According to data from the National Statistics Office, GVA of the financial services sector rose 9.5% in Q1 FY 26 as against 7.8% in Q4 FY25. The public administration segment grew 9.7% versus 8.7% in the previous quarter.
This surge is services helped offset the softness in industry and agriculture—while agriculture grew 3.7% in Q1 FY26 versus 5.4% in Q4 FY25, mining fell -3.1% (vs 2.5% in Q4 FY25), construction rose 7.6% (vs 10.8% in Q4 FY25), manufacturing expanded 7.7% (vs 4.8% in Q4 FY25), and electricity and public utilities increased 0.5% (vs 5.4%) in Q4 FY25.
4. Strong rural demand & monsoon: A favourable monsoon supported agriculture (3.7% in Q1 FY26 versus 5.4% in Q4 FY25), therefore rural income and consumption. Combined with rural demand, agricultute—along with construction and services—picked up meaningfully.
5. Low inflation: India’s retail inflation is at an eight-year-low. That amplifies the positive impact on real GDP growth of the country.
To be sure, these effects are, at best, transient. Many economists expect a slowdown in growth in the upcoming quarters as government spending wanes and external pressures take over. The upcoming GST reforms may cushion the blow, but only so much.
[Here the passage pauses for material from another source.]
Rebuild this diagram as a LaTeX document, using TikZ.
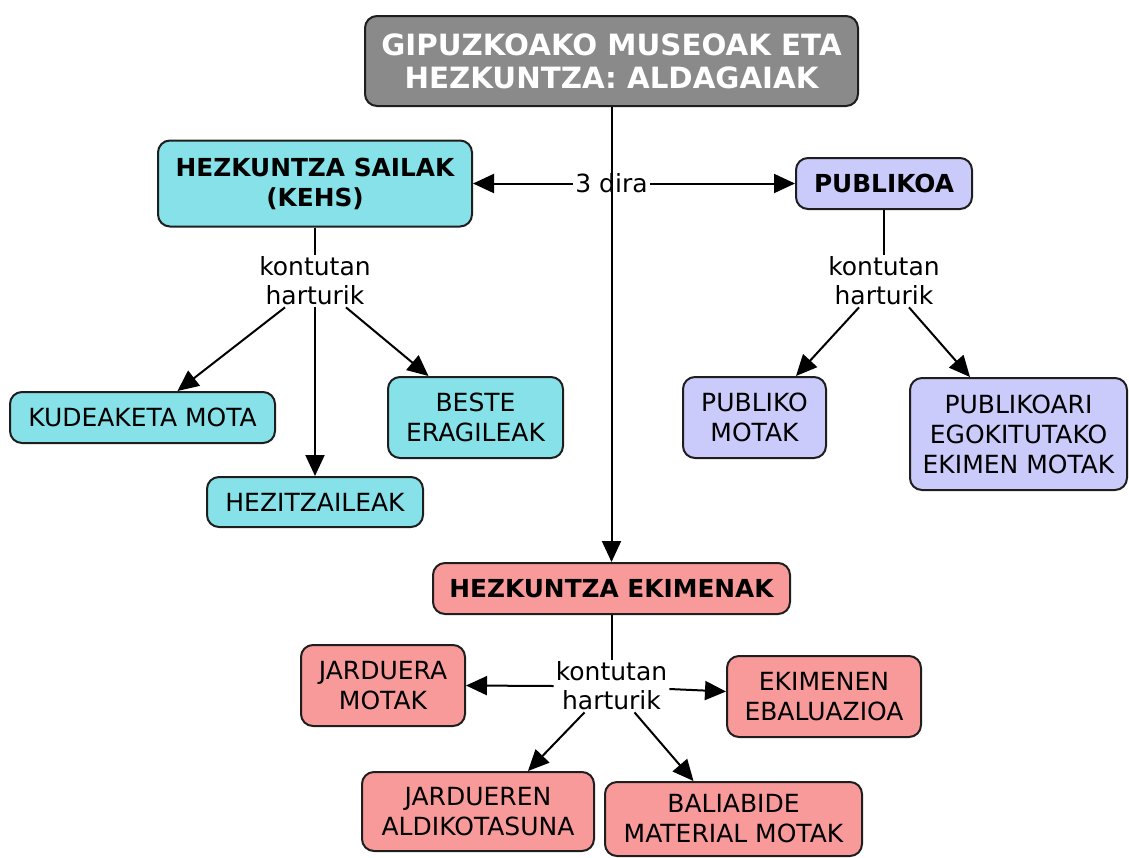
\documentclass[tikz,border=0pt]{standalone}
\usepackage{fontspec}
\setmainfont{DejaVu Sans}
\usetikzlibrary{arrows.meta}
\definecolor{topgray}{HTML}{8A8A8A}
\definecolor{cyanb}{HTML}{86E2E8}
\definecolor{lavb}{HTML}{CACBFA}
\definecolor{salb}{HTML}{F99A9A}
\definecolor{edge}{HTML}{1E1E1E}
\tikzset{
  box/.style={draw=edge, line width=2pt, rounded corners=12pt, align=center, inner sep=0pt,
              font=\fontsize{25}{30}\selectfont},
  boldbox/.style={box, font=\fontsize{24.8}{30}\selectfont\bfseries},
  lbl/.style={align=center, inner sep=2pt, font=\fontsize{25}{29}\selectfont},
  conn/.style={line width=2pt, black},
  arr/.style={conn, -{Triangle[length=21pt,width=19pt]}}
}
\begin{document}
\begin{tikzpicture}[x=1pt,y=-1pt]
\useasboundingbox (0,0) rectangle (1129,857);
% nodes
\node[boldbox, fill=topgray, text=white, minimum width=493pt, minimum height=90pt,
      font=\fontsize{29.3}{33}\selectfont\bfseries] (top) at (611.5,61) {GIPUZKOAKO MUSEOAK ETA\\HEZKUNTZA: ALDAGAIAK};
\node[boldbox, fill=cyanb, minimum width=314pt, minimum height=86pt] (kehs) at (315,183.5) {HEZKUNTZA SAILAK\\(KEHS)};
\node[boldbox, fill=lavb, minimum width=176pt, minimum height=51pt] (pub) at (884,183.5) {PUBLIKOA};
\node[lbl] (n3) at (611.5,183.5) {3 dira};

\node[lbl] (k1) at (315,281) {kontutan\\harturik};
\node[box, fill=cyanb, minimum width=265pt, minimum height=51pt] (kud) at (142.5,417.5) {KUDEAKETA MOTA};
\node[box, fill=cyanb, minimum width=216pt, minimum height=50pt] (hez) at (315,502) {HEZITZAILEAK};
\node[box, fill=cyanb, minimum width=175pt, minimum height=81pt] (best) at (475.5,417.5) {BESTE\\ERAGILEAK};

\node[lbl] (k2) at (884,281) {kontutan\\harturik};
\node[box, fill=lavb, minimum width=143pt, minimum height=81pt] (pm) at (754.5,417.5) {PUBLIKO\\MOTAK};
\node[box, fill=lavb, minimum width=217pt, minimum height=112pt] (pe) at (1018.5,434) {PUBLIKOARI\\EGOKITUTAKO\\EKIMEN MOTAK};

\node[boldbox, fill=salb, minimum width=357pt, minimum height=51pt] (ekim) at (611.5,588.5) {HEZKUNTZA EKIMENAK};
\node[lbl] (k3) at (611.5,686) {kontutan\\harturik};
\node[box, fill=salb, minimum width=164pt, minimum height=81pt] (jm) at (383,685.5) {JARDUERA\\MOTAK};
\node[box, fill=salb, minimum width=194pt, minimum height=81pt] (ee) at (824,696.5) {EKIMENEN\\EBALUAZIOA};
\node[box, fill=salb, minimum width=232pt, minimum height=79pt] (jal) at (478,811.5) {JARDUEREN\\ALDIKOTASUNA};
\node[box, fill=salb, minimum width=257pt, minimum height=74pt] (bal) at (733.5,819) {BALIABIDE\\MATERIAL MOTAK};

% connectors
\draw[arr] (top.south) -- (ekim.north);
\draw[arr] (n3.west) -- (kehs.east);
\draw[arr] (n3.east) -- (pub.west);

\draw[conn] (kehs.south) -- (k1.north);
\draw[arr] ([xshift=-30pt]k1.south) -- ([xshift=35pt]kud.north);
\draw[arr] (k1.south) -- (hez.north);
\draw[arr] ([xshift=31pt]k1.south) -- ([xshift=-47pt]best.north);

\draw[conn] (pub.south) -- (k2.north);
\draw[arr] ([xshift=-25pt]k2.south) -- ([xshift=41.5pt]pm.north);
\draw[arr] ([xshift=25pt]k2.south) -- ([xshift=-48.5pt]pe.north);

\draw[conn] (ekim.south) -- (k3.north);
\draw[arr] (k3.west) -- (jm.east);
\draw[arr] ([yshift=-3pt]k3.east) -- ([yshift=5pt]ee.west);
\draw[arr] ([xshift=-27pt]k3.south) -- ([xshift=50pt]jal.north);
\draw[arr] ([xshift=23pt]k3.south) -- ([xshift=-40pt]bal.north);
\end{tikzpicture}
\end{document}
The 50% US tariffs are set to play a spoilsport in the July-September quarter, and thereafter, according to economists, with GDP growth likely to be hit by up to 1 percentage point. Urban consumption remains subdued, and private capex is showing signs of weakness despite higher public spending. A low inflation rate—though beneficial also implies modest nominal GDP growth of around 8%.
“A bigger watch factor is the sub-9% nominal GDP growth, which has a second derivative impact on tax collections and corporate profit performance,” Radhika Rao, senior economist at Singapore’s DBS Bank, told Reuters. “Markets will switch focus to the catalysts for the rest of the year, which faces an interplay of tariff-related impact, passage of front-loading of exports, boost from GST rationalisation and government spending trend with an eye on revenues.”
Moreover, the likelihood of a repo rate cut by the Reserve Bank of India are now slim, what with eight-year-low inflation print and five-quarter high GDP figures. “The sharper-than-expected GDP growth print has doused any expectations that tariff-related turmoil could prompt monetary easing in the October 2025 policy review,” ICRA’s Chief Economist Aditi Nayar said.
Others believe this is as good as it can get.
“The first-quarter numbers have surprised us all,” Sachidanand Shukla, group chief economist at Larsen & Toubro Ltd., told Reuters. “However, the biggest takeaway is that one should not be carried away by the numbers. This is the ceiling when it comes to growth numbers and it will trend down through the rest of the year.”
Earlier this month, RBI had projected India’s real GDP growth rate at 6.5% for FY26, with Q1 at 6.5%, Q2 at 6.7%, Q3 at 6.6%, and Q4 at 6.3%. These numbers are likely to hold steady.